According to the pilot, due to weather in the local area, he elected to conduct a straight-in landing approach, rather than overfly the runway at the airport in Buckland, Alaska.
After slowing the Piper PA31’s airspeed, he selected flaps down to 15°, landing gear down, followed by full flaps. The pilot told investigators that he was distracted by standing water on the runway, and he failed to confirm the landing gear was in the down and locked position.
After landing, and realizing that the landing gear was not extended, he checked the landing gear handle, which was in the down neutral position with no landing gear indicator lights illuminated.
The pilot surmised that upon selection of the landing gear handle on the approach, he must have failed to place the landing gear handle in the full down position.
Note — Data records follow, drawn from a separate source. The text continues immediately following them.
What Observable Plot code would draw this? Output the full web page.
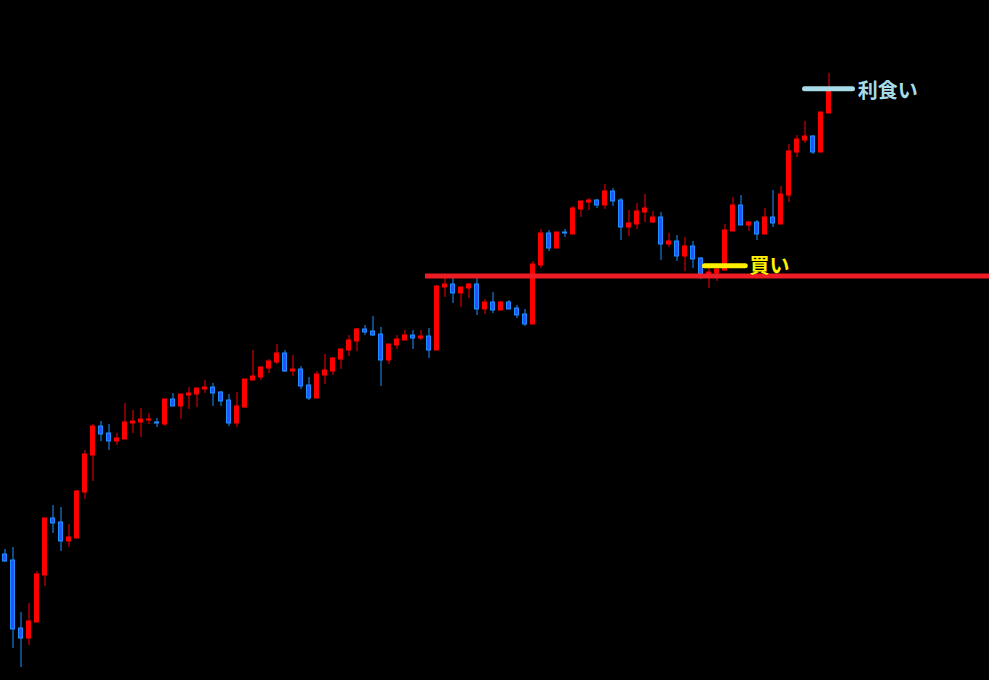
<!DOCTYPE html>
<html>
<head>
<meta charset="utf-8">
<script src="https://cdn.jsdelivr.net/npm/d3@7"></script>
<script src="https://cdn.jsdelivr.net/npm/@observablehq/plot@0.6"></script>
<style>
  html, body { margin: 0; padding: 0; background: #000; }
  #chart svg { display: block; }
</style>
</head>
<body>
<div id="chart"></div>
<script>
// Candlestick prices (arbitrary price units), one entry per bar
const opens = [126,120,52,42,58,105,162,158,139,142,188,225,254,247,239,241,257,258,260,258,
  256,281,274,285,286,291,293,288,280,257,273,300,303,312,318,327,309,311,295,282,
  305,309,321,330,339,351,349,346,320,335,340,345,342,344,330,393,396,387,392,396,
  371,378,370,378,372,366,356,415,447,432,448,446,471,478,480,475,489,480,453,456,
  468,458,463,436,439,424,434,422,403,407,410,449,475,455,458,446,463,456,485,528,
  540,544,528,567];
const closes = [119,51,42,59,106,162,157,139,143,189,226,254,246,239,242,258,259,261,261,257,
  281,274,286,287,292,293,287,279,257,274,301,304,313,319,327,309,311,294,282,306,
  310,322,331,340,351,348,345,320,336,341,345,342,344,330,394,396,387,393,396,371,
  378,370,378,371,365,356,416,447,432,448,447,472,479,480,475,489,479,453,457,469,
  472,463,436,439,424,434,421,406,408,411,450,475,455,458,446,463,457,486,529,541,
  544,528,568,589];
const highs = [131,133,68,77,109,162,175,173,156,190,230,256,259,256,247,277,270,272,267,262,
  281,287,286,293,292,300,297,289,286,288,301,330,314,321,336,330,325,314,303,309,
  326,323,332,345,352,355,364,353,336,345,350,350,350,352,395,402,403,393,397,403,
  381,388,379,380,375,371,419,451,450,448,451,474,479,482,481,496,492,482,470,477,
  486,469,468,447,445,443,439,423,412,412,456,483,485,459,460,472,490,494,536,545,
  559,545,568,607];
const lows = [118,32,13,35,58,94,147,129,133,142,181,199,239,230,235,241,247,243,256,253,
  254,274,261,271,273,287,274,274,254,253,272,300,300,307,316,308,304,291,280,282,
  296,305,311,324,329,345,344,294,316,331,340,331,340,322,330,383,377,373,382,365,
  366,367,370,371,362,354,356,412,429,432,443,446,463,470,472,471,474,440,444,451,
  458,457,420,433,419,409,412,401,392,399,410,449,455,449,440,446,453,456,478,523,
  537,526,528,567];

// Annotation levels
const resistanceLevel = 404.5;       // red horizontal line
const resistanceFrom = 52.56;        // bar index where the red line starts
const buyLevel = 414.7;              // yellow entry line
const buyFrom = 87.5, buyTo = 92.6;
const buyLabel = "買い";
const takeProfitLevel = 591.7;       // light-blue exit line
const tpFrom = 100.0, tpTo = 106.0;
const tpLabel = "利食い";

const UP = "#ff0000";
const DOWN_FILL = "#2a50ff";
const DOWN_EDGE = "#1e90ff";

const bars = opens.map((o, i) => ({
  i, open: o, close: closes[i], high: highs[i], low: lows[i], up: closes[i] >= o
}));

const chart = Plot.plot({
  width: 989,
  height: 680,
  margin: 0,
  style: { background: "#000", overflow: "visible" },
  x: { type: "linear", domain: [-0.5625, 123.0625], axis: null },
  y: { type: "linear", domain: [0, 680], axis: null },
  marks: [
    Plot.ruleX(bars, {
      x: "i", y1: "low", y2: "high",
      stroke: d => d.up ? UP : DOWN_EDGE, strokeWidth: 1
    }),
    Plot.rect(bars, {
      x1: d => d.i - 0.25, x2: d => d.i + 0.25,
      y1: "open", y2: "close",
      fill: d => d.up ? UP : DOWN_FILL,
      stroke: d => d.up ? UP : DOWN_EDGE, strokeWidth: 1
    }),
    Plot.ruleY([{ y: resistanceLevel, a: resistanceFrom, b: 130 }], {
      y: "y", x1: "a", x2: "b", stroke: "#ee1c24", strokeWidth: 5
    }),
    Plot.ruleY([{ y: buyLevel, a: buyFrom, b: buyTo }], {
      y: "y", x1: "a", x2: "b", stroke: "#fff000", strokeWidth: 5, strokeLinecap: "round"
    }),
    Plot.text([{ y: buyLevel - 1, x: 93.06, t: buyLabel }], {
      x: "x", y: "y", text: "t", textAnchor: "start", lineAnchor: "middle",
      fill: "#fff000", fontSize: 20, fontWeight: "bold",
      fontFamily: "'Noto Sans CJK JP', sans-serif"
    }),
    Plot.ruleY([{ y: takeProfitLevel, a: tpFrom, b: tpTo }], {
      y: "y", x1: "a", x2: "b", stroke: "#a8dbe8", strokeWidth: 5, strokeLinecap: "round"
    }),
    Plot.text([{ y: takeProfitLevel - 2.5, x: 106.6, t: tpLabel }], {
      x: "x", y: "y", text: "t", textAnchor: "start", lineAnchor: "middle",
      fill: "#a8dbe8", fontSize: 20, fontWeight: "bold",
      fontFamily: "'Noto Sans CJK JP', sans-serif"
    })
  ]
});
document.getElementById("chart").appendChild(chart);
</script>
</body>
</html>
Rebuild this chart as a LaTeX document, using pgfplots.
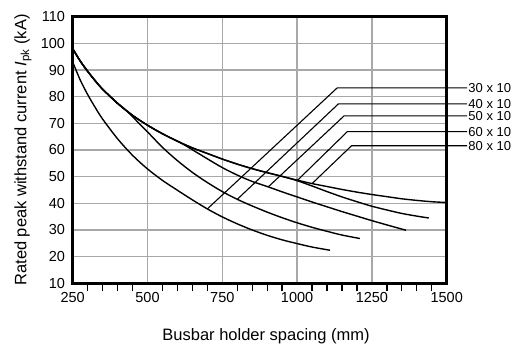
\documentclass[border=0pt]{standalone}
\usepackage{fontspec}
\setmainfont{Liberation Sans}
\usepackage{pgfplots}
\pgfplotsset{compat=1.18}
\definecolor{gridgray}{RGB}{168,168,168}

\begin{document}
\begin{tikzpicture}
\begin{axis}[
  name=ax,
  scale only axis,
  width=374pt, height=266.6pt,
  xmin=250, xmax=1500, ymin=10, ymax=110,
  xtick={250,500,...,1500},
  ytick={10,20,...,110},
  minor x tick num=4,
  grid=major,
  grid style={gridgray, line width=1.4pt},
  axis line style={black, line width=3.2pt},
  major tick length=0pt,
  minor tick length=8pt,
  tick align=outside,
  xtick pos=bottom,
  ytick style={draw=none},
  minor x tick style={black, line width=1.3pt},
  /pgf/number format/assume math mode=true,
  /pgf/number format/1000 sep={},
  ticklabel style={font=\fontsize{14.5}{14.5}\selectfont, inner sep=0pt},
  xticklabel style={anchor=center, yshift=-14.7pt},
  yticklabel style={anchor=east, xshift=-7.5pt},
  label style={font=\fontsize{16.5}{16.5}\selectfont},
  xlabel={Busbar holder spacing (mm)},
  ylabel={Rated peak withstand current \textit{I}\textsubscript{pk} (kA)},
  xlabel style={at={(axis description cs:0.517,-0.2127)}, anchor=base},
  ylabel style={at={(axis description cs:-0.1329,0.5)}, anchor=center},
  clip=false,
]
% 30 x 10
\addplot[black, line width=1.4pt, smooth] coordinates {
  (250,93.0) (275,86.3) (300,80.8) (325,76.0) (350,71.6) (400,64.2)
  (450,58.0) (500,52.9) (550,48.6) (600,44.9) (650,41.3) (700,37.9)
  (750,34.9) (800,32.3) (850,30.0) (900,28.0) (950,26.3) (1000,24.9)
  (1050,23.6) (1110,22.4)};
% 40 x 10
\addplot[black, line width=1.4pt, smooth] coordinates {
  (250,98.0) (275,93.4) (300,89.5) (325,86.0) (350,82.8) (400,77.5)
  (425,75.2) (450,72.5) (475,69.6) (500,66.8) (550,61.0) (600,56.0)
  (650,51.6) (700,47.8) (750,44.4) (800,41.5) (850,39.0) (900,36.7)
  (950,34.6) (1000,32.7) (1050,31.0) (1100,29.5) (1150,28.1) (1210,26.8)};
% 50 x 10
\addplot[black, line width=1.4pt, smooth] coordinates {
  (250,98.0) (275,93.4) (300,89.5) (325,86.0) (350,82.8) (400,77.5)
  (450,73.0) (500,69.3) (550,66.1) (600,63.3) (625,61.8) (650,60.1)
  (700,56.7) (750,53.4) (800,50.6) (850,48.2) (900,46.3) (950,44.3)
  (1000,42.4) (1050,40.5) (1100,38.7) (1150,36.9) (1200,35.2) (1250,33.5)
  (1300,31.9) (1364,29.9)};
% 60 x 10
\addplot[black, line width=1.4pt, smooth] coordinates {
  (250,98.0) (275,93.4) (300,89.5) (325,86.0) (350,82.8) (400,77.5)
  (450,73.0) (500,69.3) (550,66.1) (600,63.3) (650,60.8) (700,58.7)
  (750,56.6) (800,54.7) (850,53.0) (900,51.5) (950,50.1) (1000,48.5)
  (1050,46.5) (1100,44.4) (1150,42.4) (1200,40.6) (1250,38.9) (1300,37.5)
  (1350,36.2) (1400,35.2) (1440,34.5)};
% 80 x 10
\addplot[black, line width=1.4pt, smooth] coordinates {
  (250,98.0) (275,93.4) (300,89.5) (325,86.0) (350,82.8) (400,77.5)
  (450,73.0) (500,69.3) (550,66.1) (600,63.3) (650,60.8) (700,58.7)
  (750,56.6) (800,54.7) (850,53.0) (900,51.5) (950,50.1) (1000,48.7)
  (1050,47.4) (1100,46.3) (1150,45.2) (1200,44.2) (1250,43.3) (1300,42.5)
  (1350,41.7) (1400,41.1) (1450,40.6) (1500,40.3)};

% leader lines
\addplot[black, line width=1.1pt] coordinates {(700,37.9) (1134,83.3) (1568,83.3)};
\addplot[black, line width=1.1pt] coordinates {(800,41.5) (1138,77.3) (1568,77.3)};
\addplot[black, line width=1.1pt] coordinates {(904,46.2) (1157,72.8) (1568,72.8)};
\addplot[black, line width=1.1pt] coordinates {(1000,48.5) (1168,66.9) (1568,66.9)};
\addplot[black, line width=1.1pt] coordinates {(1050,47.4) (1182,61.6) (1568,61.6)};

\begin{scope}[every node/.style={anchor=west, inner sep=0pt, font=\fontsize{13}{13}\selectfont}]
\node at (axis cs:1572,83.3) {30 x 10};
\node at (axis cs:1572,77.3) {40 x 10};
\node at (axis cs:1572,72.8) {50 x 10};
\node at (axis cs:1572,66.9) {60 x 10};
\node at (axis cs:1572,61.6) {80 x 10};
\end{scope}
\end{axis}
\pgfresetboundingbox
\path[use as bounding box] ([shift={(-72.7pt,-61.7pt)}]ax.south west) rectangle ([shift={(69.3pt,16.7pt)}]ax.north east);
\end{tikzpicture}
\end{document}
In the recommendation section of the NTSB Accident/Incident Reporting Form 6120.1, the pilot stated that the accident may have been prevented if he had followed the airplane’s checklist and not allowed the distractions and deviation from routine to alter his normal procedures.
Probable Cause: The pilot’s failure to extend the landing gear before landing due to distraction by the condition of the runway and his failure to use the Before Landing checklist.
To download the final report. Click here. This will trigger a PDF download to your device.
This April 2020 accident report is provided by the National Transportation Safety Board. Published as an educational tool, it is intended to help pilots learn from the misfortunes of others.
Keep on Rocking
Distractions in planes, as in cars/trucks, has to be one of highest causes of bent metal and frequently fatalities. I hope and pray that some brilliant Human Factors Engineers (those folks with the 50lb brains) figure out a way – beyond religious and zealous use of checklists – to overcome distractions in cars, trucks and airplanes (😬 thank you John Candy & Steve Martin)!!!!
25 or 25,000 hours, it’s simply a scenario of that person finally meeting their weak spot, the one that’s always been there. The difference is only everyone else’s analysis, misconceptions and excuses.
I don’t know this aircraft, but it would seem to me that (1) a gear unsafe light should have lit, and (2) the gear horn should have gone off as power was reduced below a certain MAP level, or the throttles pulled back to a certain point (engaging the power to the gear horn).
And if I’m not mistaken, when the Gear Unsafe light is lit, the gear horn is also activated.
Yet the pilot didn’t mention any of this and with the number of hours this guy has, he must have really been concerned with the weather to miss checking for 3 green to be sure he had 3 down and locked. And this indicates this guy kept his eyes outside and did not do a scan of the panel (how many times do people comment here that one needs to have their eyes outside looking and not inside on their tablet….).
From what I’ve seen happen right in front of me (Seneca II) and in talking with three other pilots who had gear-up landings in singles, that is the influence that a distraction can have over the pilot, exactly what happened to this nearly 25,000 hour pilot. Distractions seem to cause a sort of short-circuit. I’m not sure that just preaching about using checklists is the solution. Training probably needs to include more realistic distractions. But that has risk too.